Trump has dismissed the comments as "locker room" talk. However, he's been widely criticized, including by a number of key Republicans.

Poll Director Charles Franklin says over the course of the days the poll was in the field, support for Trump plummeted. Franklin says on Thursday -- the day before the video was released -- Trump led Clinton by one percentage point.

On Friday, Clinton was back in front, with a lead over Trump of six percentage points. Franklin says on Saturday and Sunday, combined, Clinton led Trump by 19 percentage points.

"We were perfectly positioned to measure the instant, immediate impact of the developing story about this video. Does that mean that these differences will persist? We have no way of knowing. Usually, really big changes kind of come back, some. But we don't know, and so rather than pretend to have a crystal ball, let's say this gave us a good picture of what happened this weekend, prior to the debate," Franklin says.
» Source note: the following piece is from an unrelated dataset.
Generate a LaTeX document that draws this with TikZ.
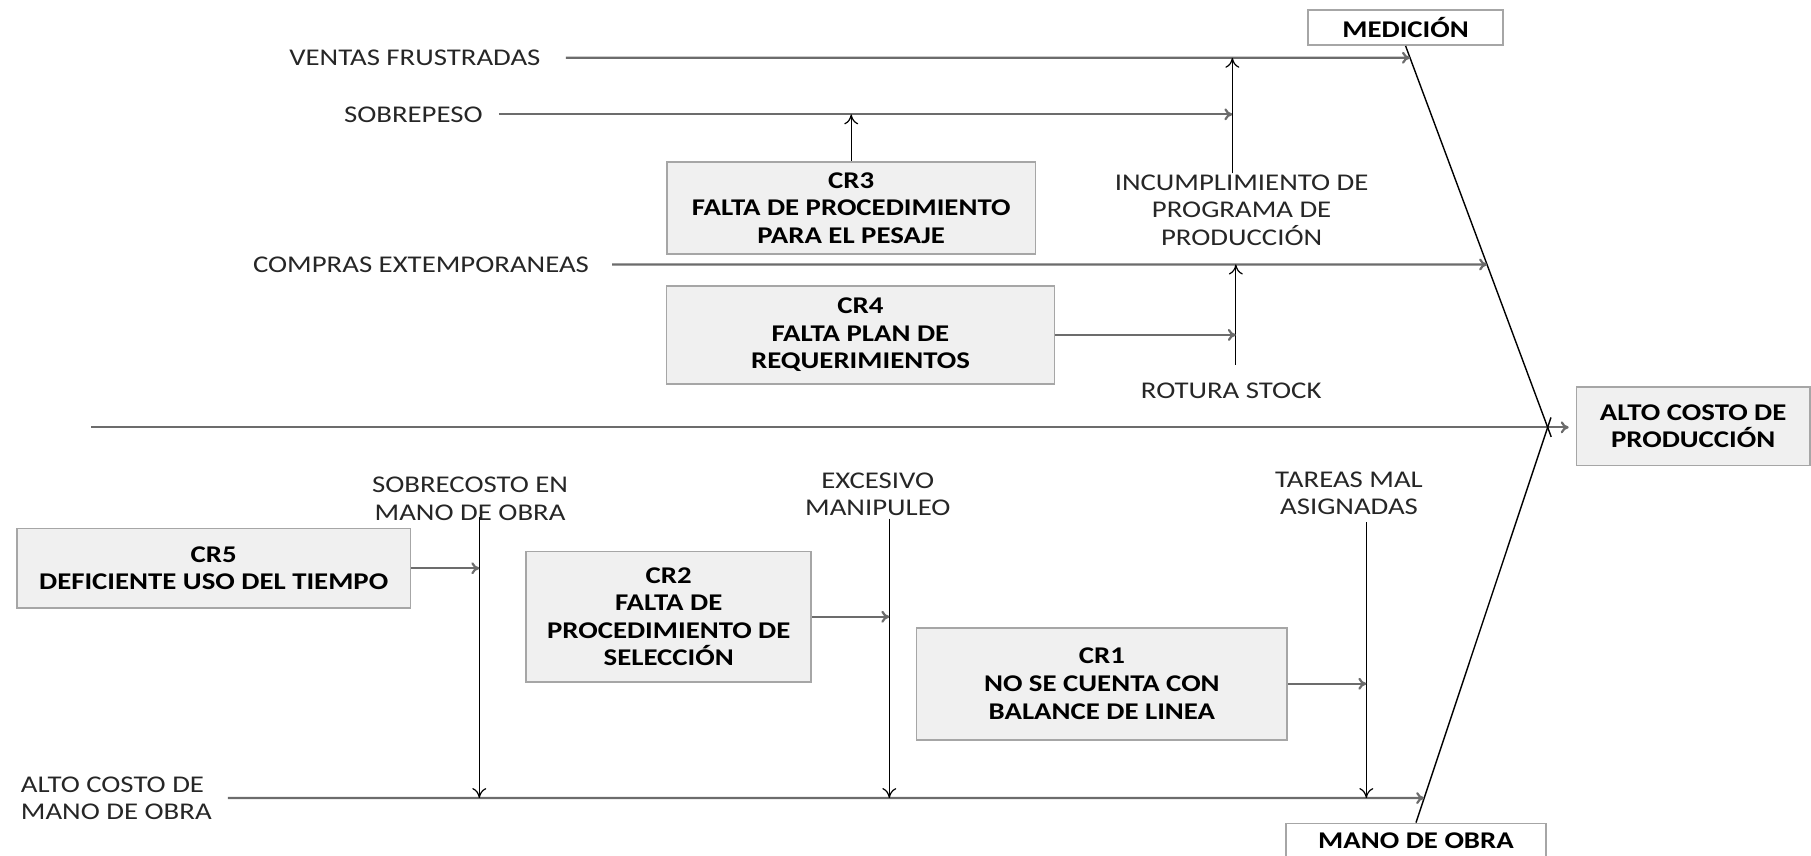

The poll also surveyed voters in the race for U.S. Senate. GOP incumbent Ron Johnson is fighting off a challenge from Democrat and former senator Russ Feingold. According to the poll, 46 percent of likely voters support Feingold, while 44 percent favor Johnson. The Libertarian, Phil Anderson, has the backing of four percent, while five percent did not express a preference.

Johnson gained ground since the September survey, which showed Feingold with 44 percent, Johnson with 39 percent and Anderson with seven percent. Ten percent of voters in that poll did not give a preference.

The next Marquette Law School Poll will be released on Wednesday Nov. 2, less than a week before Election Day.